Souad Massi : Najwa Najjar est une amie, mais c’est une vraie combattante avant tout. Nous avons tourné à Naplouse en pleine occupation dans des conditions très difficiles. C’était très pénible aussi à observer, ces couvre-feux, ces gens malades qui ne peuvent passer les check-points, ces gens parqués. Je sais que ce mot peut choquer mais c’est la réalité que j’ai observée. Pendant un mois, j’ai donc vécu à Naplouse au milieu des hélicoptères, des tirs quotidiens et pourtant les gens continuaient à travailler et surtout à vivre. Faire ce film a été pour moi une façon de supporter ce peuple, ce n’était pas pour faire l’actrice, car voilà dix ans qu’on me propose de jouer dans des films et que je refuse. Ce fut une belle expérience mais difficile parce qu’il fallait jouer un rôle et moi sur scène je ne joue pas, je suis moi. Mais humainement, les Palestiniens m’ont montré leur force, leur générosité. Les jeunes filles de Naplouse sont libres dans leur tête, elles étudient, sont belles, elles m’invitaient à sortir le soir alors que même à Alger je ne sors plus à partir d’une certaine heure. Tout acte de la vie quotidienne est pour eux une forme de résistance. Je me rappelle de cette vieille femme, toute de blanc vêtue, marchant dans la rue avec le portrait de son fils mort. Elle m’a invitée à boire le thé et m’a parlé de sa vie, de son fils.

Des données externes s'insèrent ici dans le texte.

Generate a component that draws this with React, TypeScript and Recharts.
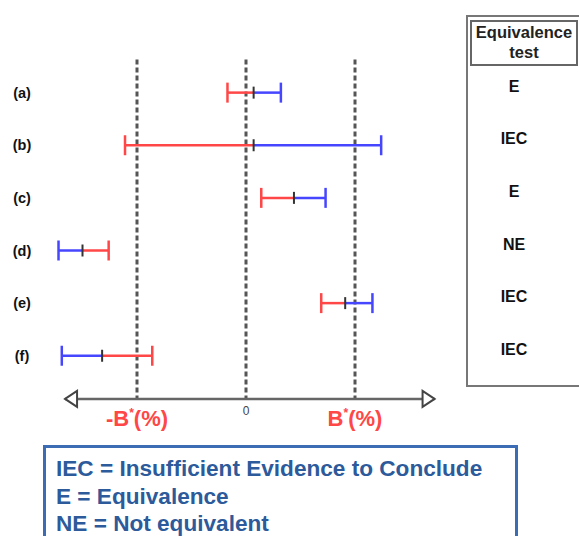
import {
  ScatterChart,
  Scatter,
  XAxis,
  YAxis,
  ReferenceLine,
} from "recharts";

// rows (a)..(f); x in units of B* (%)
const rowLabels = ["(a)", "(b)", "(c)", "(d)", "(e)", "(f)"];
const means = [0.07, 0.07, 0.44, -1.5, 0.91, -1.32];
const redEnds = [-0.17, -1.11, 0.14, -1.26, 0.69, -0.86];
const blueEnds = [0.32, 1.24, 0.73, -1.72, 1.16, -1.69];
const testResults = ["E", "IEC", "E", "NE", "IEC", "IEC"];

const limits = [-1, 0, 1];
const limitLabels = ["-B", "0", "B"];
const legendLines = [
  "IEC = Insufficient Evidence to Conclude",
  "E = Equivalence",
  "NE = Not equivalent",
];

const AXIS_ROW = 6.82;
const TOP_ROW = 0.37;
const AXIS_ENDS = [-1.66, 1.73];

const RED = "#ff4747";
const BLUE = "#4646ff";
const GREY = "#555";
const FONT = "'Liberation Sans', Arial, sans-serif";

const rowNums = rowLabels.map((_, i) => i + 1);
const meanPts = means.map((x, i) => ({ x, y: i + 1 }));
const redPts = redEnds.map((x, i) => ({ x, y: i + 1 }));
const bluePts = blueEnds.map((x, i) => ({ x, y: i + 1 }));
const arrowPts = AXIS_ENDS.map((x, i) => ({ x, y: AXIS_ROW, dir: i === 0 ? -1 : 1 }));

const capShape = (color: string, half: number, w: number) => (p: any) => (
  <line x1={p.cx} x2={p.cx} y1={p.cy - half} y2={p.cy + half} stroke={color} strokeWidth={w} />
);

const arrowShape = (p: any) => {
  const d = p.payload.dir;
  const bx = p.cx - d * 12;
  return (
    <path
      d={`M${p.cx},${p.cy} L${bx},${p.cy - 8} L${bx},${p.cy + 8} Z`}
      fill="#fff"
      stroke="#444"
      strokeWidth={2}
    />
  );
};

// row label on the left, equivalence result in the table on the right
const RowTick = (p: any) => {
  const i = p.payload.value - 1;
  return (
    <g>
      <text x={22} y={p.y} dy={5} textAnchor="middle" fontSize={14.5} fontWeight={900} fill="#111"
        fontFamily={FONT}>
        {rowLabels[i]}
      </text>
      <text x={514} y={p.y} dy={-1} textAnchor="middle" fontSize={16} fontWeight={900} fill="#111"
        fontFamily={FONT}>
        {testResults[i]}
      </text>
    </g>
  );
};

const limitLabel = (i: number) => (p: any) => {
  const vb = p.viewBox;
  const x = vb.x;
  const y = vb.y + vb.height;
  if (limitLabels[i] === "0") {
    return (
      <text x={x} y={y + 16} textAnchor="middle" fontSize={12} fill="#444" fontFamily={FONT}>0</text>
    );
  }
  return (
    <text x={x} y={y + 27} textAnchor="middle" fontSize={22} fontWeight={700} fill={RED} fontFamily={FONT}>
      {limitLabels[i]}
      <tspan fontSize={12} dy={-9}>*</tspan>
      <tspan dy={9}>(%)</tspan>
    </text>
  );
};

export default function App() {
  return (
    <div style={{ position: "absolute", left: 0, top: 0, width: 579, height: 536, overflow: "hidden", background: "#fff" }}>
      <ScatterChart width={579} height={536} margin={{ top: 40, right: 115, bottom: 75, left: 0 }}>
        <XAxis type="number" dataKey="x" domain={[-2, 2]} hide allowDataOverflow />
        <YAxis yAxisId="left" type="number" dataKey="y" domain={[0, 8]} reversed width={28}
          ticks={rowNums} interval={0} axisLine={false} tickLine={false} tick={RowTick} />

        {limits.map((v, i) => (
          <ReferenceLine key={`lim${i}`} yAxisId="left"
            segment={[{ x: v, y: TOP_ROW }, { x: v, y: AXIS_ROW }]}
            stroke={GREY} strokeWidth={3} strokeDasharray="5 3"
            label={limitLabel(i)} />
        ))}

        <ReferenceLine yAxisId="left"
          segment={[{ x: AXIS_ENDS[0], y: AXIS_ROW }, { x: AXIS_ENDS[1], y: AXIS_ROW }]}
          stroke="#666" strokeWidth={2.5} />

        {means.map((m, i) => (
          <ReferenceLine key={`r${i}`} yAxisId="left"
            segment={[{ x: redEnds[i], y: i + 1 }, { x: m, y: i + 1 }]}
            stroke={RED} strokeWidth={2.5} />
        ))}
        {means.map((m, i) => (
          <ReferenceLine key={`b${i}`} yAxisId="left"
            segment={[{ x: m, y: i + 1 }, { x: blueEnds[i], y: i + 1 }]}
            stroke={BLUE} strokeWidth={2.5} />
        ))}

        <Scatter yAxisId="left" data={redPts} shape={capShape(RED, 10, 2.5)} isAnimationActive={false} />
        <Scatter yAxisId="left" data={bluePts} shape={capShape(BLUE, 10, 2.5)} isAnimationActive={false} />
        <Scatter yAxisId="left" data={meanPts} shape={capShape("#333", 6, 2)} isAnimationActive={false} />
        <Scatter yAxisId="left" data={arrowPts} shape={arrowShape} isAnimationActive={false} />
      </ScatterChart>

      {/* equivalence test table */}
      <div style={{ position: "absolute", left: 466, top: 15, width: 130, height: 368, border: "2px solid #777" }} />
      <div style={{
        position: "absolute", left: 470, top: 20, width: 104, height: 42, border: "2px solid #666",
        fontFamily: FONT, fontSize: 16.5, fontWeight: 700, color: "#222",
        textAlign: "center", lineHeight: "20px",
      }}>
        Equivalence<br />test
      </div>

      {/* legend */}
      <div style={{
        position: "absolute", left: 43, top: 445, width: 475, height: 120, border: "3px solid #3b6cb4",
        fontFamily: FONT, fontSize: 22.6, fontWeight: 700, color: "#2d5a9a",
        lineHeight: "27.5px", paddingLeft: 10, paddingTop: 7, boxSizing: "border-box",
      }}>
        {legendLines.map((l) => (
          <div key={l}>{l}</div>
        ))}
      </div>
    </div>
  );
}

MEE : Vous avez déclaré avoir refusé de jouer en Israël ? Pourquoi ?
Souad Massi : Si je faisais une tournée au Moyen-Orient et qu’on me demandait de jouer en Israël, je ne pourrais tout simplement pas. Je sais pourtant que j’ai des fans en Israël qui m’envoient de beaux messages me demandant de jouer dans leur pays, mais vraiment je ne peux pas. En tant qu’artiste, nous devons aussi jouer ce rôle d’unir les gens mais aussi de réveiller les consciences. Mais cela ne veut pas dire que je déteste le peuple israélien, cela veut simplement dire que je ne suis pas d’accord avec la politique de leur gouvernement et que, pour le moment, ne pas jouer en Israël est le seul moyen que j’ai trouvé pour le montrer. Même si je peux me sentir proche de la culture juive, je la différencie de la politique israélienne.